• Prompt: Set down all of the data that follows word for word, without the images.

— START —

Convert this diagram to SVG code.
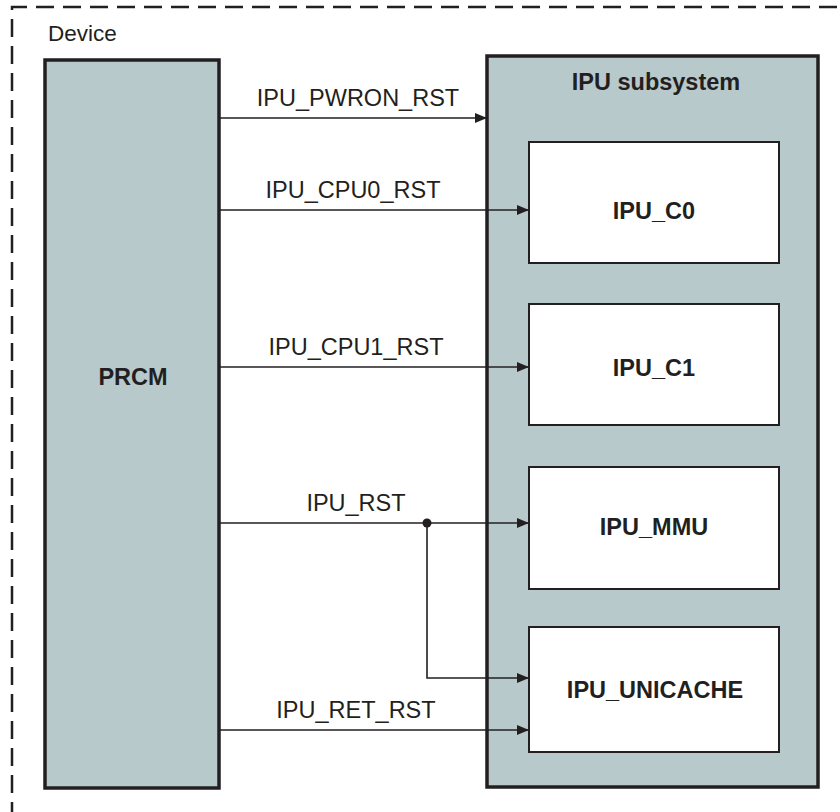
<svg xmlns="http://www.w3.org/2000/svg" width="840" height="812" viewBox="0 0 840 812">
<defs>
<style>
.lbl{font-family:"Liberation Sans",Arial,sans-serif;font-size:23.5px;fill:#231f20;text-anchor:middle}
.bold{font-weight:bold}
.block{fill:#b8c9cc;stroke:#231f20;stroke-width:3.5}
.inner{fill:#ffffff;stroke:#231f20;stroke-width:2}
.wire{fill:none;stroke:#231f20;stroke-width:1.6}
</style>
<marker id="arr" viewBox="0 0 12 10" refX="12" refY="5" markerWidth="12" markerHeight="10" markerUnits="userSpaceOnUse" orient="auto">
<path d="M0,0 L12,5 L0,10 Z" fill="#231f20"/>
</marker>
</defs>
<rect width="840" height="812" fill="#ffffff"/>
<g id="device">
<path d="M12,820 L12,7 L850,7" fill="none" stroke="#231f20" stroke-width="2.5" stroke-dasharray="18,9"/>
<text class="lbl" x="48" y="41" style="text-anchor:start;font-size:22.5px">Device</text>
</g>
<g id="prcm">
<rect class="block" x="45" y="60" width="174" height="728"/>
<text class="lbl bold" x="133" y="385">PRCM</text>
</g>
<g id="ipu_subsystem">
<rect class="block" x="487" y="56" width="331" height="731"/>
<text class="lbl bold" x="656" y="90">IPU subsystem</text>
</g>
<g id="ipu_c0">
<rect class="inner" x="529" y="142" width="250" height="121"/>
<text class="lbl bold" x="654" y="219">IPU_C0</text>
</g>
<g id="ipu_c1">
<rect class="inner" x="529" y="304" width="250" height="121"/>
<text class="lbl bold" x="654" y="376">IPU_C1</text>
</g>
<g id="ipu_mmu">
<rect class="inner" x="529" y="467" width="250" height="122"/>
<text class="lbl bold" x="654" y="535">IPU_MMU</text>
</g>
<g id="ipu_unicache">
<rect class="inner" x="529" y="627" width="250" height="125"/>
<text class="lbl bold" x="655" y="698">IPU_UNICACHE</text>
</g>
<g id="connectors">
<line class="wire" x1="220" y1="118" x2="487" y2="118" marker-end="url(#arr)"/>
<line class="wire" x1="220" y1="210" x2="529" y2="210" marker-end="url(#arr)"/>
<line class="wire" x1="220" y1="367" x2="529" y2="367" marker-end="url(#arr)"/>
<line class="wire" x1="220" y1="523" x2="529" y2="523" marker-end="url(#arr)"/>
<polyline class="wire" points="427,523 427,678 529,678" marker-end="url(#arr)"/>
<circle cx="427" cy="523" r="4.5" fill="#231f20"/>
<line class="wire" x1="220" y1="730" x2="529" y2="730" marker-end="url(#arr)"/>
<text class="lbl" x="358" y="106">IPU_PWRON_RST</text>
<text class="lbl" x="353" y="198">IPU_CPU0_RST</text>
<text class="lbl" x="356" y="355">IPU_CPU1_RST</text>
<text class="lbl" x="356" y="511">IPU_RST</text>
<text class="lbl" x="356" y="718">IPU_RET_RST</text>
</g>
</svg>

— END —

• Right answer:
Convert this diagram to SVG code.
<svg xmlns="http://www.w3.org/2000/svg" width="840" height="812" viewBox="0 0 840 812">
<defs>
<style>
.lbl{font-family:"Liberation Sans",Arial,sans-serif;font-size:23.5px;fill:#231f20;text-anchor:middle}
.bold{font-weight:bold}
.block{fill:#b8c9cc;stroke:#231f20;stroke-width:3.5}
.inner{fill:#ffffff;stroke:#231f20;stroke-width:2}
.wire{fill:none;stroke:#231f20;stroke-width:1.6}
</style>
<marker id="arr" viewBox="0 0 12 10" refX="12" refY="5" markerWidth="12" markerHeight="10" markerUnits="userSpaceOnUse" orient="auto">
<path d="M0,0 L12,5 L0,10 Z" fill="#231f20"/>
</marker>
</defs>
<rect width="840" height="812" fill="#ffffff"/>
<g id="device">
<path d="M12,820 L12,7 L850,7" fill="none" stroke="#231f20" stroke-width="2.5" stroke-dasharray="18,9"/>
<text class="lbl" x="48" y="41" style="text-anchor:start;font-size:22.5px">Device</text>
</g>
<g id="prcm">
<rect class="block" x="45" y="60" width="174" height="728"/>
<text class="lbl bold" x="133" y="385">PRCM</text>
</g>
<g id="ipu_subsystem">
<rect class="block" x="487" y="56" width="331" height="731"/>
<text class="lbl bold" x="656" y="90">IPU subsystem</text>
</g>
<g id="ipu_c0">
<rect class="inner" x="529" y="142" width="250" height="121"/>
<text class="lbl bold" x="654" y="219">IPU_C0</text>
</g>
<g id="ipu_c1">
<rect class="inner" x="529" y="304" width="250" height="121"/>
<text class="lbl bold" x="654" y="376">IPU_C1</text>
</g>
<g id="ipu_mmu">
<rect class="inner" x="529" y="467" width="250" height="122"/>
<text class="lbl bold" x="654" y="535">IPU_MMU</text>
</g>
<g id="ipu_unicache">
<rect class="inner" x="529" y="627" width="250" height="125"/>
<text class="lbl bold" x="655" y="698">IPU_UNICACHE</text>
</g>
<g id="connectors">
<line class="wire" x1="220" y1="118" x2="487" y2="118" marker-end="url(#arr)"/>
<line class="wire" x1="220" y1="210" x2="529" y2="210" marker-end="url(#arr)"/>
<line class="wire" x1="220" y1="367" x2="529" y2="367" marker-end="url(#arr)"/>
<line class="wire" x1="220" y1="523" x2="529" y2="523" marker-end="url(#arr)"/>
<polyline class="wire" points="427,523 427,678 529,678" marker-end="url(#arr)"/>
<circle cx="427" cy="523" r="4.5" fill="#231f20"/>
<line class="wire" x1="220" y1="730" x2="529" y2="730" marker-end="url(#arr)"/>
<text class="lbl" x="358" y="106">IPU_PWRON_RST</text>
<text class="lbl" x="353" y="198">IPU_CPU0_RST</text>
<text class="lbl" x="356" y="355">IPU_CPU1_RST</text>
<text class="lbl" x="356" y="511">IPU_RST</text>
<text class="lbl" x="356" y="718">IPU_RET_RST</text>
</g>
</svg>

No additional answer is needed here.